Numa democracia, indivíduos, empresas e governos divergem e conflitam. É saudável e inevitável. O importante é saber como se resolvem as divergências. Importa é que as instituições cumpram suas funções legais, mesmo que diferentes e conflitantes, e que a solução dos conflitos respeite o inciso LIV do art. 5º da Constituição -respeitem o devido processo legal.

A questão fundamental deixou de ser quebrar ou não quebrar contratos e passou a ser como executar contratos diante de interpretações conflitantes, respeitando-se o devido processo legal.
Na disputa pela interpretação vencedora, todos correm riscos. As empresas de telefonia, quando assinaram os contratos, sabiam que teríamos eleições, conheciam nossos juízes e tribunais. Devem ter avaliado esses riscos. Confiaram em Lula e nos tribunais. O ministro das Comunicações possivelmente sabe que uma defesa apaixonada dos interesses imediatos de seus eleitores pode lhe dificultar a tarefa de médio prazo: mais investimentos e tecnologia para seu setor. Além de transferir o ônus da impopularidade para o resto do governo, especialmente para o ministro Palocci.

Os juízes e tribunais, por sua vez, têm de respeitar limites ao interpretar. Leis e contratos são seus referenciais maiores. Se a interpretação for explicitamente política, em favor de uma das partes, o Judiciário perde em credibilidade diante de todas as partes. Perde legitimidade diante dos cidadãos. A função de longo prazo do presidente da Anatel é consolidar a autonomia de sua agência, a dos tribunais é praticar a neutralidade.

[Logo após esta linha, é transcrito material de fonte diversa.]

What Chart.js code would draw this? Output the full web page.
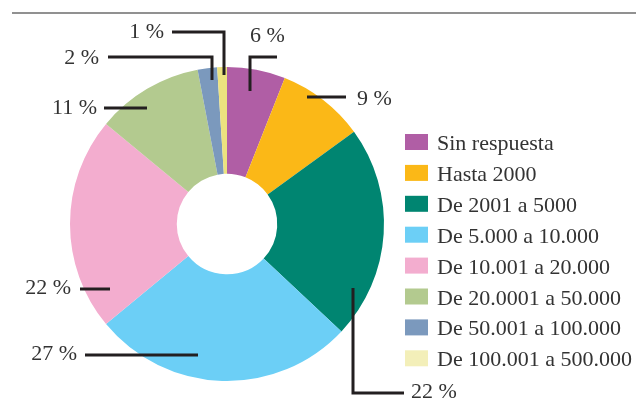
<!DOCTYPE html>
<html>
<head>
<meta charset="utf-8">
<script src="https://cdn.jsdelivr.net/npm/chart.js@4.4.1/dist/chart.umd.min.js"></script>
<style>
  html, body { margin: 0; padding: 0; background: #fff; }
  canvas { display: block; }
</style>
</head>
<body>
<canvas id="ingresos" width="636" height="403"></canvas>
<script>
// categorías y porcentajes
const categories = [
  'Sin respuesta',
  'Hasta 2000',
  'De 2001 a 5000',
  'De 5.000 a 10.000',
  'De 10.001 a 20.000',
  'De 20.0001 a 50.000',
  'De 50.001 a 100.000',
  'De 100.001 a 500.000',
];
const percents = [6, 9, 22, 27, 22, 11, 2, 1];
const valueLabels = ['6 %', '9 %', '22 %', '27 %', '22 %', '11 %', '2 %', '1 %'];

const sliceColors = ['#b05ea5', '#fbb817', '#008571', '#6ccff6', '#f3adcf', '#b3ca8f', '#7b99bd', '#ece27f'];
const legendColors = ['#b05ea5', '#fbb817', '#008571', '#6ccff6', '#f3adcf', '#b3ca8f', '#7b99bd', '#f3efb9'];

// líneas guía: puntos relativos al centro del anillo, texto y alineación
const leaders = [
  { pts: [[23, -133], [23, -167], [50, -167]], text: [23, -188], align: 'left' },
  { pts: [[80, -127], [119, -127]], text: [130, -125], align: 'left' },
  { pts: [[126, 64], [126, 169], [177, 169]], text: [184, 168], align: 'left' },
  { pts: [[-29, 131], [-142, 131]], text: [-150, 130], align: 'right' },
  { pts: [[-117, 65], [-147, 65]], text: [-156, 64], align: 'right' },
  { pts: [[-80, -116], [-123, -116]], text: [-130, -116], align: 'right' },
  { pts: [[-15, -144], [-15, -167], [-119, -167]], text: [-128, -166], align: 'right' },
  { pts: [[-3, -149], [-3, -192], [-55, -192]], text: [-63, -192], align: 'right' },
];

const FONT = '22px "Liberation Serif", "DejaVu Serif", serif';
const TEXT = '#333333';

const decor = {
  id: 'decor',
  afterDraw(chart) {
    const ctx = chart.ctx;
    const arc = chart.getDatasetMeta(0).data[0];
    const cx = arc.x, cy = arc.y;

    ctx.save();
    // línea superior
    ctx.strokeStyle = '#6d6d6d';
    ctx.lineWidth = 1.5;
    ctx.beginPath();
    ctx.moveTo(12, 13);
    ctx.lineTo(chart.width, 13);
    ctx.stroke();

    // líneas guía y porcentajes
    ctx.strokeStyle = '#231f20';
    ctx.lineWidth = 3;
    ctx.lineCap = 'butt';
    ctx.lineJoin = 'miter';
    ctx.font = FONT;
    ctx.fillStyle = TEXT;
    ctx.textBaseline = 'middle';
    leaders.forEach((l, i) => {
      ctx.beginPath();
      l.pts.forEach(([dx, dy], j) => {
        if (j === 0) ctx.moveTo(cx + dx, cy + dy);
        else ctx.lineTo(cx + dx, cy + dy);
      });
      ctx.stroke();
      ctx.textAlign = l.align;
      ctx.fillText(valueLabels[i], cx + l.text[0], cy + l.text[1]);
    });

    // leyenda
    ctx.textAlign = 'left';
    ctx.textBaseline = 'alphabetic';
    categories.forEach((name, i) => {
      const y = 134 + i * 30.9;
      ctx.fillStyle = legendColors[i];
      ctx.fillRect(405, y, 23, 16);
      ctx.fillStyle = TEXT;
      ctx.fillText(name, 437, y + 16);
    });
    ctx.restore();
  },
};

new Chart(document.getElementById('ingresos'), {
  type: 'doughnut',
  data: {
    labels: categories,
    datasets: [{
      data: percents,
      backgroundColor: sliceColors,
      borderWidth: 0,
    }],
  },
  options: {
    responsive: false,
    animation: false,
    cutout: '32%',
    events: [],
    layout: { padding: { left: 70, top: 67, right: 252, bottom: 22 } },
    plugins: {
      legend: { display: false },
      tooltip: { enabled: false },
    },
  },
  plugins: [decor],
});
</script>
</body>
</html>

A avaliação dos riscos inerentes à atual incerteza jurídica é fundamental para que se forjem soluções. O presidente do STJ, por exemplo, optou por uma cearense decisão salomônica. Nem tão pouco como o governo gostaria, nem tanto quanto as empresas pretendiam. Outros caminhos em busca da modicidade começam também a ser imaginados. Por exemplo, o reajuste não faz subir apenas o preço dos serviços de telefonia, faz subir também a arrecadação do ICMS dos Estados. Esta é atrelada àquele. Os governadores podem, sem perda da atual arrecadação, abrir mão e não elevar muito o ICMS. O beneficiário seria o consumidor.

Na verdade, existe hoje uma realidade econômica e política que estimula a negociação, e não a quebra de contratos. Os serviços de telefonia são um bem popular inestimável. O celular é instrumento vital da cidadania econômica para as populações de menor renda. Sem celular, quase que não se é. Isso se obteve com a privatização; governo nenhum o faria sozinho. Preservar essa conquista da cidadania implica preservar também empresas de telefonia bem capitalizadas. Um sem o outro inexiste. Para tanto, é preciso que as instituições da democracia -ministérios, agências, juízes, empresas e consumidores-funcionem. Estão funcionando. Pode levar algum tempo. Alguns interesses vão ceder. Dificilmente haverá um grande vencedor. Mas ainda é nossa melhor alternativa.